Por seu turno, o Sumo Sacerdote Masahemba dirigiu-se a um tanque sagrado, no qual, por intermédio de canais, a água entrava, vinda directamente do rio Nilo.
Depois de descer uma pequena escadaria, tocou com os pés a água. Fechou os olhos e submergiu-se até ao peito. Durante algum tempo procedeu ás abluções. Com as mãos servindo de conchas, lançou água por todo o seu tronco; depois, purificado, foi ter com o faraó.
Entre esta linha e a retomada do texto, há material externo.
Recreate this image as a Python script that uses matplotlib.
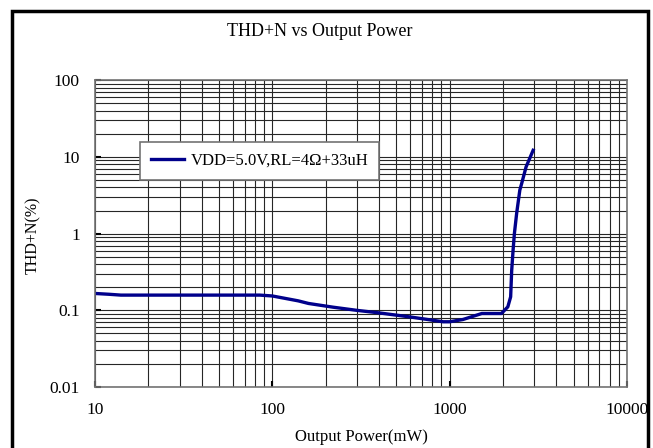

Em pleno silêncio fez-lhe sinal para que o seguisse, e na sala mais isolada do templo, em frente a um tabernáculo, envolto em fumos provenientes da combustão de plantas sagradas, deu início ao ritual de oração a Amon-Rá, em que, tendo os braços estendidos na direcção do tabernáculo, dizia que ali ficariam depositados todos os sentimentos de amor e preces, que naquele dia o deus na terra Amenhotep, o quarto, ali viera oferecer...(em continuação, pág. 13, ex. IV)

in A CAUSA DE MASSIFTONRÁ

Novembro/2005

2 comentários:

MM disse...

Viva, Poeta

Neste trecho, achei curioso que o respeito hierárquico fosse aferido em termos de controlo do olhar e não pela via da comunicação oral.
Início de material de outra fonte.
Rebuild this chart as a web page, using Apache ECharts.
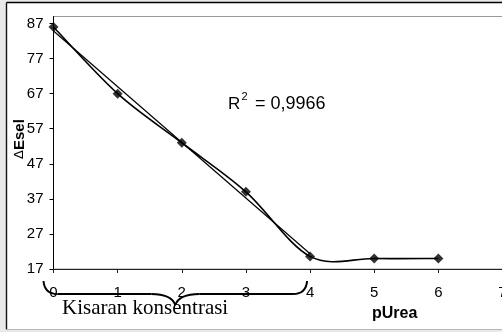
<!DOCTYPE html>
<html>
<head>
<meta charset="utf-8">
<script src="https://cdn.jsdelivr.net/npm/echarts@6/dist/echarts.min.js"></script>
<style>
  html, body { margin: 0; padding: 0; background: #e9e9e9; }
  #chart { width: 502px; height: 332px; }
</style>
</head>
<body>
<div id="chart"></div>
<script>
// Electrode response (ΔEsel) against pUrea
const pUrea = [0, 1, 2, 3, 4, 5, 6];
const eSel = [86, 67, 53, 39, 20.6, 20, 20];
// the linear working range uses the first five points (pUrea 0–4)
const fitCount = 5;
const xTicks = [0, 1, 2, 3, 4, 5, 6, 7];
const yTicks = [17, 27, 37, 47, 57, 67, 77, 87];
const r2Text = '0,9966';
const rangeStart = 0;
const rangeEnd = 4;

// least-squares line over the working range
function linearFit(xs, ys) {
  const n = xs.length;
  const mx = xs.reduce((a, b) => a + b, 0) / n;
  const my = ys.reduce((a, b) => a + b, 0) / n;
  let sxy = 0, sxx = 0;
  for (let i = 0; i < n; i++) {
    sxy += (xs[i] - mx) * (ys[i] - my);
    sxx += (xs[i] - mx) * (xs[i] - mx);
  }
  const slope = sxy / sxx;
  return { slope, intercept: my - slope * mx };
}
const fitX = pUrea.slice(0, fitCount);
const fit = linearFit(fitX, eSel.slice(0, fitCount));
const trendData = [fitX[0], fitX[fitX.length - 1]].map(x => [x, fit.intercept + fit.slope * x]);

// smooth curve through the points (cardinal spline, tension 1/6 like spreadsheet smoothing)
function smoothPath(pts) {
  let d = 'M' + pts[0][0] + ' ' + pts[0][1];
  for (let i = 0; i < pts.length - 1; i++) {
    const p0 = pts[Math.max(i - 1, 0)];
    const p1 = pts[i];
    const p2 = pts[i + 1];
    const p3 = pts[Math.min(i + 2, pts.length - 1)];
    const c1x = p1[0] + (p2[0] - p0[0]) / 6;
    const c1y = p1[1] + (p2[1] - p0[1]) / 6;
    const c2x = p2[0] - (p3[0] - p1[0]) / 6;
    const c2y = p2[1] - (p3[1] - p1[1]) / 6;
    d += ' C' + c1x + ' ' + c1y + ' ' + c2x + ' ' + c2y + ' ' + p2[0] + ' ' + p2[1];
  }
  return d;
}

const chart = echarts.init(document.getElementById('chart'), null, { renderer: 'canvas' });

const labelFont = { color: '#000', fontFamily: '"Liberation Sans", Arial, sans-serif', fontSize: 15 };

const option = {
  animation: false,
  backgroundColor: 'transparent',
  grid: {
    left: 53.5, right: -0.5, top: 16.5, bottom: 63,
    outerBoundsMode: 'none',
    show: true, borderColor: '#9a9a9a', borderWidth: 1, backgroundColor: 'transparent'
  },
  xAxis: {
    type: 'value', min: xTicks[0], max: xTicks[xTicks.length - 1], interval: 1,
    splitLine: { show: false },
    axisLine: { lineStyle: { color: '#222', width: 1 } },
    axisTick: { show: true, length: 4, lineStyle: { color: '#222' } },
    axisLabel: Object.assign({ margin: 16, showMaxLabel: true, hideOverlap: false }, labelFont)
  },
  yAxis: {
    type: 'value', min: 17, max: 89,
    splitLine: { show: false },
    axisLine: { show: true, lineStyle: { color: '#000', width: 1 } },
    axisTick: { show: true, length: 4, customValues: yTicks, lineStyle: { color: '#000' } },
    axisLabel: Object.assign({ margin: 10, customValues: yTicks }, labelFont)
  },
  series: [
    {
      name: 'trend', type: 'line', data: trendData, symbol: 'none',
      lineStyle: { color: '#000', width: 1.2 }, z: 3
    },
    {
      name: 'ΔEsel', type: 'custom', coordinateSystem: 'cartesian2d',
      data: [[pUrea[0], eSel[0]]],
      renderItem: function (params, api) {
        const pts = pUrea.map((x, i) => api.coord([x, eSel[i]]));
        return {
          type: 'path',
          shape: { pathData: smoothPath(pts) },
          style: { fill: null, stroke: '#000', lineWidth: 1.6 }
        };
      },
      z: 4
    },
    {
      name: 'points', type: 'scatter', data: pUrea.map((x, i) => [x, eSel[i]]),
      symbol: 'diamond', symbolSize: 10, itemStyle: { color: '#000' }, z: 5
    }
  ]
};
chart.setOption(option);

// bracket under the axis marking the working range pUrea 0–4
const px0 = chart.convertToPixel({ gridIndex: 0 }, [rangeStart, 17]);
const px4 = chart.convertToPixel({ gridIndex: 0 }, [rangeEnd, 17]);
const axisY = px0[1];
const bl = px0[0] - 10, br = px4[0] - 3, bm = (bl + br) / 2;
const by = axisY + 25, tipY = axisY + 12, cuspY = axisY + 36;
const braceStyle = { fill: null, stroke: '#000', lineWidth: 2 };
const braceParts = [
  { type: 'bezierCurve', shape: { x1: bl, y1: tipY, cpx1: bl + 1, cpy1: by, x2: bl + 14, y2: by } },
  { type: 'line', shape: { x1: bl + 14, y1: by, x2: bm - 24, y2: by } },
  { type: 'bezierCurve', shape: { x1: bm - 24, y1: by, cpx1: bm - 4, cpy1: by, x2: bm, y2: cuspY } },
  { type: 'bezierCurve', shape: { x1: bm, y1: cuspY, cpx1: bm + 4, cpy1: by, x2: bm + 24, y2: by } },
  { type: 'line', shape: { x1: bm + 24, y1: by, x2: br - 14, y2: by } },
  { type: 'bezierCurve', shape: { x1: br - 14, y1: by, cpx1: br - 1, cpy1: by, x2: br, y2: tipY } }
].map(p => Object.assign(p, { style: braceStyle, silent: true }));

chart.setOption({
  graphic: [
    { type: 'rect', z: -10, silent: true, shape: { x: 6.5, y: 2.5, width: 520, height: 327 }, style: { fill: '#fff' } },
    { type: 'line', z: 10, silent: true, shape: { x1: 6.5, y1: 2.5, x2: 520, y2: 2.5 }, style: { stroke: '#000', lineWidth: 1.6 } },
    { type: 'line', z: 10, silent: true, shape: { x1: 6.5, y1: 2.5, x2: 6.5, y2: 329.5 }, style: { stroke: '#111', lineWidth: 1.4 } },
    { type: 'line', z: 10, silent: true, shape: { x1: 6.5, y1: 329.5, x2: 520, y2: 329.5 }, style: { stroke: '#b5b5b5', lineWidth: 1.2 } },
    {
      type: 'text', z: 10, x: 20, y: 139, rotation: Math.PI / 2,
      style: {
        text: '{d|Δ}{b|Esel}', align: 'center', verticalAlign: 'middle',
        rich: {
          d: { fontFamily: '"DejaVu Sans", sans-serif', fontSize: 13, fontWeight: 'normal', fill: '#000' },
          b: { fontFamily: '"Liberation Sans", Arial, sans-serif', fontSize: 15, fontWeight: 'bold', fill: '#000' }
        }
      }
    },
    { type: 'text', z: 10, x: 228, y: 104, style: { text: 'R', font: '17px "Liberation Sans", Arial, sans-serif', fill: '#000', align: 'left', verticalAlign: 'middle' } },
    { type: 'text', z: 10, x: 241.5, y: 97, style: { text: '2', font: '11px "Liberation Sans", Arial, sans-serif', fill: '#000', align: 'left', verticalAlign: 'middle' } },
    { type: 'text', z: 10, x: 255, y: 104, style: { text: '= ' + r2Text, font: '18px "Liberation Sans", Arial, sans-serif', fill: '#000', align: 'left', verticalAlign: 'middle' } },
    { type: 'group', z: 10, children: braceParts },
    { type: 'text', z: 10, x: 62, y: 308, style: { text: 'Kisaran konsentrasi', font: '21px "Liberation Serif", "Times New Roman", serif', fill: '#000', align: 'left', verticalAlign: 'middle' } },
    { type: 'text', z: 10, x: 372, y: 314, style: { text: 'pUrea', font: 'bold 16px "Liberation Sans", Arial, sans-serif', fill: '#000', align: 'left', verticalAlign: 'middle' } }
  ]
});
</script>
</body>
</html>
Tratar por tu o faraó parece-me mais desrespeitoso do que olhá-lo nos olhos, mas isto vale o que vale.

Atentamente,

Marcelo Melo
www.3vial.blogspot.com

Poeta do Penedo disse...

Viva meu caro Marcelo Melo
É absolutamente pertinente a sua observação.
Todos somos influenciados pelo que consideramos, na nossa perspectiva, ter sido criado com uma qualidade que nós próprios gostaríamos de, pelo menos, ser capazes de nos aproximar. E como a minha capacidade de pesquisa é muito limitada, e se levarmos em conta que estamos na época do Egipto antigo, e que a questão se relaciona com uma forma de expressão, fui completamente influenciado por grandes obras literárias que retratam épocas muito remotas, em que os súbditos, tratavam por tu o seu soberano, talvez porque ainda não tivesse sido criado outro tipo de tratamento. Mas era um tu pronunciado com o nariz a tocar quase nos pés.
Muito satisfeito por o voltar a ter aqui (afinal, na blogosfera é um dos meus primeiros amigos), ciente de que a sua presença enriquece este blogue (a inteligência é sempre bem vinda), o cumprimento com um grande abraço.